While O’Farrell was strongly critical of Columbus Day, he would not say if he would go as far as ending its observance in Los Angeles.
His motion only calls for the City Administrative Officer to report back on creating the holiday, and asks the Los Angeles Human Relations Commission to report on the “historical importance and cultural impact” of establishing a “legal city holiday” recognizing indigenous peoples, and does not suggest the annual observance day be replaced.
The idea of renaming Columbus Day as Indigenous Peoples Day faces some resistance from O’Farrell’s colleagues. Councilman Joe Buscaino, who is Italian American, said in a statement that for families like his, “who immigrated to the United States, Columbus Day celebrates a commitment to cross an ocean and a border and start a new life in the new world.”

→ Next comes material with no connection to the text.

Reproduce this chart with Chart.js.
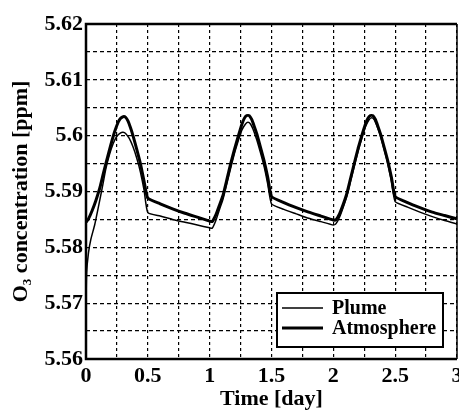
<!DOCTYPE html>
<html>
<head>
<meta charset="utf-8">
<script src="https://cdn.jsdelivr.net/npm/chart.js@4.4.1/dist/chart.umd.min.js"></script>
<style>
html,body{margin:0;padding:0;background:#fff;overflow:hidden;}
#wrap{position:relative;width:459px;height:416px;}
</style>
</head>
<body>
<div id="wrap"><canvas id="c"></canvas></div>
<script>
// ---- data ----
const seriesLabels = ['Plume', 'Atmosphere'];
const xTickLabels = ['0', '0.5', '1', '1.5', '2', '2.5', '3'];
const yTickLabels = ['5.56', '5.57', '5.58', '5.59', '5.6', '5.61', '5.62'];
const xTitle = 'Time [day]';
const yTitle = 'O\u2083 concentration [ppm]';

const plumeTime = [
  0.000, 0.005, 0.020, 0.040, 0.070, 0.100, 0.130, 0.160, 0.190, 0.220, 0.250, 0.280, 0.300, 0.320, 0.350, 0.380, 0.410, 0.440, 0.470, 0.500,
  0.60, 0.70, 0.80, 0.90, 1.00,
  1.02, 1.05, 1.08, 1.11, 1.14, 1.17, 1.20, 1.23, 1.26, 1.29, 1.31, 1.33, 1.35, 1.38, 1.41, 1.44, 1.47, 1.50,
  1.60, 1.70, 1.80, 1.90, 2.00,
  2.02, 2.05, 2.08, 2.11, 2.14, 2.17, 2.20, 2.23, 2.26, 2.29, 2.31, 2.33, 2.35, 2.38, 2.41, 2.44, 2.47, 2.50,
  2.60, 2.70, 2.80, 2.90, 3.00
];
const plumeValues = [
  5.5700, 5.5754, 5.5790, 5.5815, 5.5840, 5.5872, 5.5905, 5.5940, 5.5966, 5.5986, 5.5999, 5.6005, 5.6006, 5.6004, 5.5995, 5.5980, 5.5960, 5.5935, 5.5902, 5.5862,
  5.5856, 5.5850, 5.5845, 5.5840, 5.5835,
  5.5834, 5.5848, 5.5868, 5.5888, 5.5915, 5.5942, 5.5968, 5.5990, 5.6010, 5.6021, 5.6024, 5.6021, 5.6012, 5.5993, 5.5970, 5.5945, 5.5913, 5.5878,
  5.5868, 5.5860, 5.5852, 5.5846, 5.5840,
  5.5842, 5.5854, 5.5872, 5.5892, 5.5919, 5.5946, 5.5972, 5.5995, 5.6016, 5.6029, 5.6032, 5.6029, 5.6019, 5.6000, 5.5976, 5.5950, 5.5918, 5.5882,
  5.5872, 5.5863, 5.5855, 5.5848, 5.5842
];

const atmTime = [
  0.00, 0.02, 0.05, 0.08, 0.11, 0.14, 0.17, 0.20, 0.23, 0.26, 0.28, 0.30, 0.32, 0.34, 0.36, 0.38, 0.41, 0.44, 0.47, 0.50,
  0.60, 0.70, 0.80, 0.90, 1.00,
  1.02, 1.05, 1.08, 1.11, 1.14, 1.17, 1.20, 1.23, 1.26, 1.28, 1.30, 1.32, 1.34, 1.36, 1.38, 1.41, 1.44, 1.47, 1.50,
  1.60, 1.70, 1.80, 1.90, 2.00,
  2.02, 2.05, 2.08, 2.11, 2.14, 2.17, 2.20, 2.23, 2.26, 2.28, 2.30, 2.32, 2.34, 2.36, 2.38, 2.41, 2.44, 2.47, 2.50,
  2.60, 2.70, 2.80, 2.90, 3.00
];
const atmValues = [
  5.5845, 5.5851, 5.5866, 5.5884, 5.5905, 5.5932, 5.5958, 5.5983, 5.6006, 5.6024, 5.6031, 5.6034, 5.6033, 5.6026, 5.6014, 5.6000, 5.5976, 5.5950, 5.5918, 5.5888,
  5.5878, 5.5869, 5.5861, 5.5854, 5.5847,
  5.5846, 5.5858, 5.5876, 5.5895, 5.5922, 5.5950, 5.5975, 5.5998, 5.6020, 5.6031, 5.6036, 5.6036, 5.6029, 5.6017, 5.6004, 5.5980, 5.5955, 5.5925, 5.5891,
  5.5880, 5.5871, 5.5863, 5.5856, 5.5849,
  5.5849, 5.5860, 5.5877, 5.5897, 5.5924, 5.5951, 5.5977, 5.6000, 5.6021, 5.6031, 5.6036, 5.6036, 5.6029, 5.6017, 5.6004, 5.5980, 5.5955, 5.5925, 5.5891,
  5.5880, 5.5871, 5.5863, 5.5857, 5.5851
];

// ---- chart ----
const FONT = "'Liberation Serif', 'Times New Roman', serif";
const toPts = (t, v) => t.map((x, i) => ({x: x, y: v[i]}));

const boxLegend = {
  id: 'boxLegend',
  afterDraw(chart) {
    const ctx = chart.ctx, a = chart.chartArea;
    ctx.save();
    ctx.strokeStyle = '#000';
    ctx.lineWidth = 2.5;
    ctx.beginPath();
    ctx.moveTo(a.right, a.top); ctx.lineTo(a.left, a.top); ctx.lineTo(a.left, a.bottom); ctx.lineTo(a.right, a.bottom);
    ctx.stroke();
    ctx.lineWidth = 1.5;
    ctx.beginPath(); ctx.moveTo(a.right, a.top); ctx.lineTo(a.right, a.bottom); ctx.stroke();
    const bw = 166, bh = 54;
    const bx = a.right - 14 - bw, by = a.bottom - 12 - bh;
    ctx.fillStyle = '#fff';
    ctx.fillRect(bx, by, bw, bh);
    ctx.lineWidth = 2;
    ctx.strokeRect(bx, by, bw, bh);
    ctx.font = 'bold 20px ' + FONT;
    ctx.fillStyle = '#000';
    ctx.textBaseline = 'middle';
    ctx.textAlign = 'left';
    chart.data.datasets.forEach((ds, i) => {
      const y = by + 15 + i * 20;
      ctx.lineWidth = ds.borderWidth;
      ctx.beginPath(); ctx.moveTo(bx + 5, y); ctx.lineTo(bx + 46, y); ctx.stroke();
      ctx.fillText(ds.label, bx + 55, y + 1);
    });
    ctx.restore();
  }
};

new Chart(document.getElementById('c'), {
  type: 'line',
  data: {
    datasets: [
      {label: seriesLabels[0], data: toPts(plumeTime, plumeValues), borderColor: '#000', borderWidth: 1.5,
       pointRadius: 0, tension: 0.15, fill: false, borderJoinStyle: 'round'},
      {label: seriesLabels[1], data: toPts(atmTime, atmValues), borderColor: '#000', borderWidth: 3,
       pointRadius: 0, tension: 0.15, fill: false, borderJoinStyle: 'round'}
    ]
  },
  options: {
    responsive: true,
    maintainAspectRatio: false,
    animation: false,
    layout: {padding: {top: 24, right: 2, left: 0, bottom: 0}},
    plugins: {legend: {display: false}, tooltip: {enabled: false}},
    scales: {
      x: {
        type: 'linear', min: 0, max: 3,
        ticks: {
          stepSize: 0.25, autoSkip: false, maxRotation: 0, padding: 4, color: '#000',
          font: {family: FONT, size: 22, weight: 'bold'},
          callback: (v, i) => (i % 2 === 0 ? xTickLabels[i / 2] : '')
        },
        grid: {color: '#000', lineWidth: 1.2, drawTicks: false},
        border: {display: false, dash: [3, 3]},
        title: {display: true, text: xTitle, color: '#000', padding: {top: 0, bottom: 3},
                font: {family: FONT, size: 22, weight: 'bold'}},
        afterFit(s) { s.height = 57; s.paddingLeft = 0; s.paddingRight = 0; }
      },
      y: {
        type: 'linear', min: 5.56, max: 5.62,
        ticks: {
          stepSize: 0.005, autoSkip: false, padding: 3, color: '#000',
          font: {family: FONT, size: 22, weight: 'bold'},
          callback: (v, i) => (i % 2 === 0 ? yTickLabels[i / 2] : '')
        },
        grid: {color: '#000', lineWidth: 1.2, drawTicks: false},
        border: {display: false, dash: [4, 3]},
        title: {display: true, text: yTitle, color: '#000', padding: {top: 8, bottom: 0},
                font: {family: FONT, size: 22, weight: 'bold'}},
        afterFit(s) { s.width = 86; s.paddingTop = 0; s.paddingBottom = 0; }
      }
    }
  },
  plugins: [boxLegend]
});
</script>
</body>
</html>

O’Farrell told City News Service that he is aware that some Italian Americans may have attachments to the holiday, but there are other better ways to celebrate Italian culture, arts, food and contributions.
“There is a complete disconnect and separation from any of that to Christopher Columbus,” he said.
For some Native Americans who attended the City Hall heritage month event, the holiday would bring more attention to a population that is often ignored. Navajo tribe member Glenn Talley noted that a day like an Indigenous Peoples Day would “straighten out some of the issues of the past.”